Directory Proxy Server supports operation-based load balancing, and a variety of load balancing algorithms that determine how the workload is shared between Directory Servers. For a detailed description of each of these algorithms, see Chapter 16, Directory Proxy Server Load Balancing and Client Affinity, in Oracle Fusion Middleware Reference for Oracle Directory Server Enterprise Edition.
The following figure illustrates how the proportional algorithm is used to balance read load across two servers. Operation-based load balancing routes all writes to Master 1, unless that server fails. On failure all reads and writes are routed to Master 2.
Note that the configuration for load balancing is not recalculated when one server instance fails. You cannot use proportional load balancing to create a “hot standby” server by setting a server's load balancing weight to 0.
Imagine, for example, you have three servers A, B, and C. Proportional load balancing has been configured such that servers A and B each receive 50% of the load. Server C is configured to have 0% of the load as it is designed to be a standby server only. If server A fails, 100% of the load will go to server B automatically. Only if server B also fails, will the load be distributed to server C. So, either the instance participates in load balancing all the time, always ready to take part of the load, or all primary instances have to fail before that server will take any load.
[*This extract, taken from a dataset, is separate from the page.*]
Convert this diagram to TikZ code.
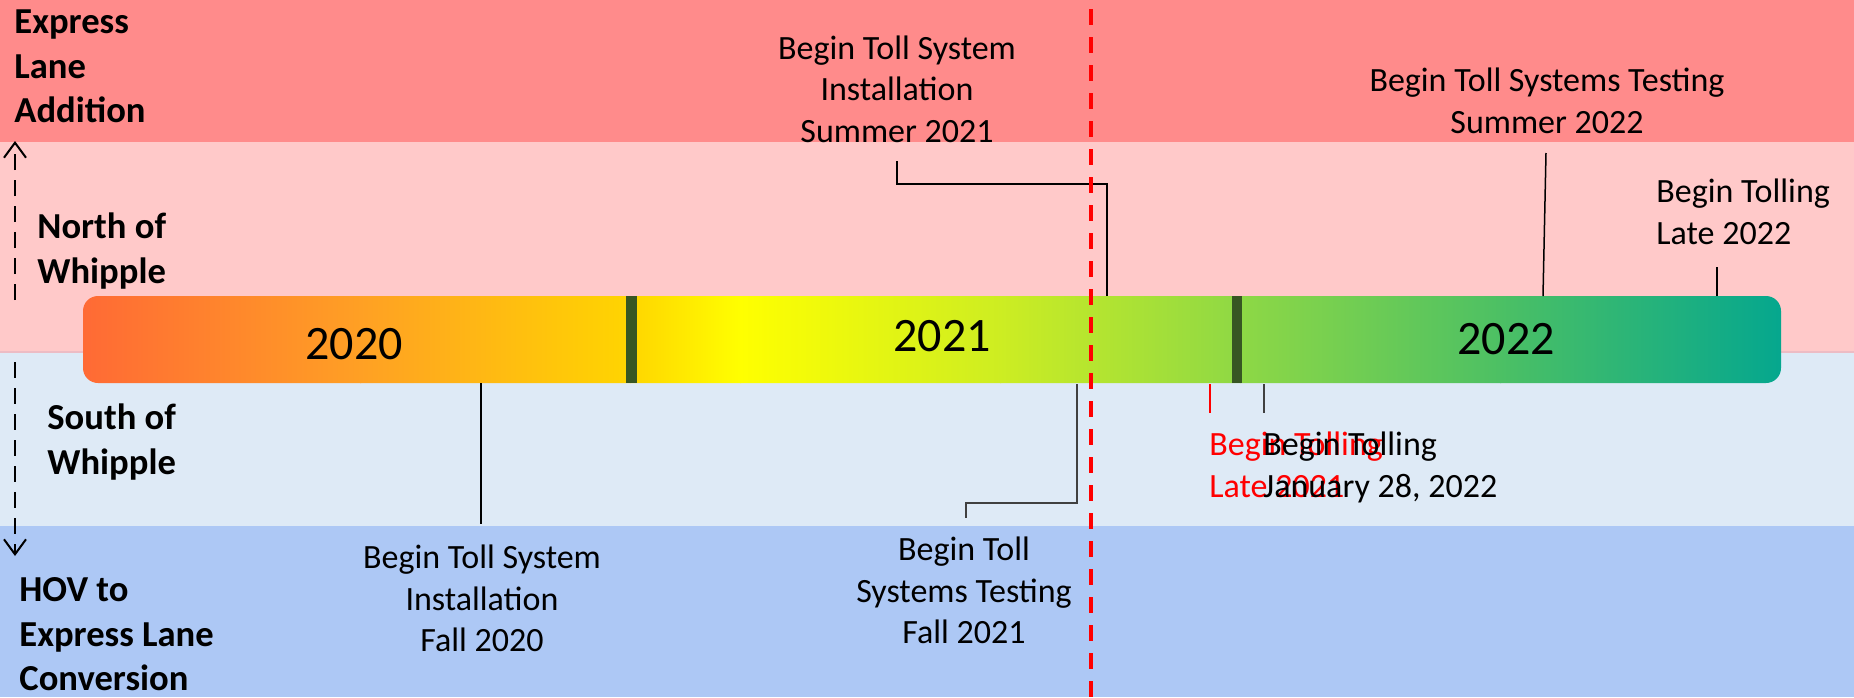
\documentclass[tikz,border=0pt]{standalone}
\usepackage{fontspec}
\setmainfont{Carlito}
\usetikzlibrary{arrows.meta}
\definecolor{bandA}{HTML}{FF8B8B}
\definecolor{bandB}{HTML}{FFC9C9}
\definecolor{bandC}{HTML}{DEEAF6}
\definecolor{bandD}{HTML}{ADC8F5}
\definecolor{bandline}{HTML}{EDBCC4}
\definecolor{divgreen}{HTML}{375623}
\definecolor{gA}{HTML}{FF6A35}
\definecolor{gB}{HTML}{FFA024}
\definecolor{gC}{HTML}{FFD500}
\definecolor{gD}{HTML}{FFFF00}
\definecolor{gE}{HTML}{CDED22}
\definecolor{gF}{HTML}{8ED845}
\definecolor{gG}{HTML}{4CC064}
\definecolor{gH}{HTML}{05A78E}
\definecolor{todayred}{HTML}{FF0000}
\definecolor{connGray}{HTML}{404040}
\tikzset{
  lbl/.style={font=\fontsize{18.3}{22.3}\selectfont\bfseries, align=left, anchor=north west, inner sep=0pt},
  evt/.style={font=\fontsize{17}{20.8}\selectfont, align=center, anchor=north, inner sep=0pt},
  evtl/.style={font=\fontsize{17}{20.8}\selectfont, align=left, anchor=north west, inner sep=0pt},
  yr/.style={font=\fontsize{24}{28}\selectfont, inner sep=0pt},
  conn/.style={draw=black, line width=0.75pt},
  sidearrow/.style={line width=1.4pt, dash pattern=on 8pt off 5pt, -{Straight Barb[length=7.5pt,width=11pt,line width=1pt]}},
  todayline/.style={draw=todayred, line width=2pt, dash pattern=on 8pt off 6pt, dash phase=9.5pt}
}
\begin{document}
\begin{tikzpicture}[x=0.5pt,y=-0.5pt]
\useasboundingbox (0,0) rectangle (1854,697);
% bands
\fill[bandA] (0,0) rectangle (1854,142);
\fill[bandB] (0,142) rectangle (1854,352);
\fill[bandC] (0,352) rectangle (1854,526);
\fill[bandD] (0,526) rectangle (1854,697);
\draw[bandline, line width=0.6pt] (0,352) -- (1854,352);
% timeline bar
\begin{scope}
\clip[rounded corners=7.5pt] (83,296) rectangle (1781,383);
\shade[left color=gA, right color=gB] (83,296) rectangle (361,383);
\shade[left color=gB, right color=gC] (360,296) rectangle (631,383);
\shade[left color=gC, right color=gD] (630,296) rectangle (741,383);
\shade[left color=gD, right color=gE] (740,296) rectangle (1001,383);
\shade[left color=gE, right color=gF] (1000,296) rectangle (1241,383);
\shade[left color=gF, right color=gG] (1240,296) rectangle (1501,383);
\shade[left color=gG, right color=gH] (1500,296) rectangle (1781,383);
\end{scope}
\fill[divgreen] (626,296) rectangle (637,383);
\fill[divgreen] (1232,296) rectangle (1242,383);
% years
\node[yr] (y2020) at (354,344) {2020};
\node[yr] (y2021) at (942,336) {2021};
\node[yr] (y2022) at (1506,339) {2022};
% side labels
\node[lbl] (ela) at (14,1.8) {\strut Express\\Lane\\Addition};
\node[lbl] (now) at (37,206.8) {\strut North of\\Whipple};
\node[lbl] (sow) at (47,397.8) {\strut South of\\Whipple};
\node[lbl] (hov) at (19,569.8) {\strut HOV to\\Express Lane\\Conversion};
\coordinate (upS) at (15,300);
\coordinate (upE) at (15,141);
\coordinate (dnS) at (15,362);
\coordinate (dnE) at (15,556);
\draw[sidearrow] (upS) -- (upE);
\draw[sidearrow] (dnS) -- (dnE);
% events
\node[evt] (e1) at (897,29.5) {\strut Begin Toll System\\Installation\\Summer 2021};
\node[evt] (e2) at (1547,62) {\strut Begin Toll Systems Testing\\Summer 2022};
\node[evtl] (e3) at (1656,173) {\strut Begin Tolling\\Late 2022};
\node[evt] (e4) at (482,539) {\strut Begin Toll System\\Installation\\Fall 2020};
\node[evt] (e5) at (964,531) {\strut Begin Toll\\Systems Testing\\Fall 2021};
\node[evtl, text=todayred] (e6) at (1209,426) {\strut Begin Tolling\\Late 2021};
\node[evtl] (e7) at (1263,426) {\strut Begin Tolling\\January 28, 2022};
% connectors
\coordinate (c1s) at (1107,296);
\coordinate (c1e) at (897,161);
\draw[conn] (c1s) -- (1107,184) -| (c1e);
\coordinate (c2s) at (1543,296);
\coordinate (c2e) at (1546,153);
\draw[conn] (c2s) -- (c2e);
\coordinate (c3s) at (1717,296);
\coordinate (c3e) at (1717,267);
\draw[conn] (c3s) -- (c3e);
\coordinate (c4s) at (481,383);
\coordinate (c4e) at (481,524);
\draw[conn] (c4s) -- (c4e);
\coordinate (c5s) at (1077,384);
\coordinate (c5e) at (966,518);
\draw[conn, draw=connGray] (c5s) -- (1077,503) -| (c5e);
\coordinate (c6s) at (1210,384);
\coordinate (c6e) at (1210,413);
\draw[conn, draw=todayred] (c6s) -- (c6e);
\coordinate (c7s) at (1264,384);
\coordinate (c7e) at (1264,413);
\draw[conn, draw=connGray] (c7s) -- (c7e);
% today line
\coordinate (tTop) at (1091,0);
\coordinate (tBot) at (1091,697);
\draw[todayline] (tTop) -- (tBot);
\end{tikzpicture}
\end{document}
You can achieve something like a hot standby by using the saturation load balancing algorithm and applying a low weight to the standby server. Although the server is not a true standby server, you can configure the algorithm such that requests are distributed to this server only if the primary servers are under heavy load. Effectively if one primary server is disabled, the load on the other primary servers increases to the extent that requests must be distributed to the standby server.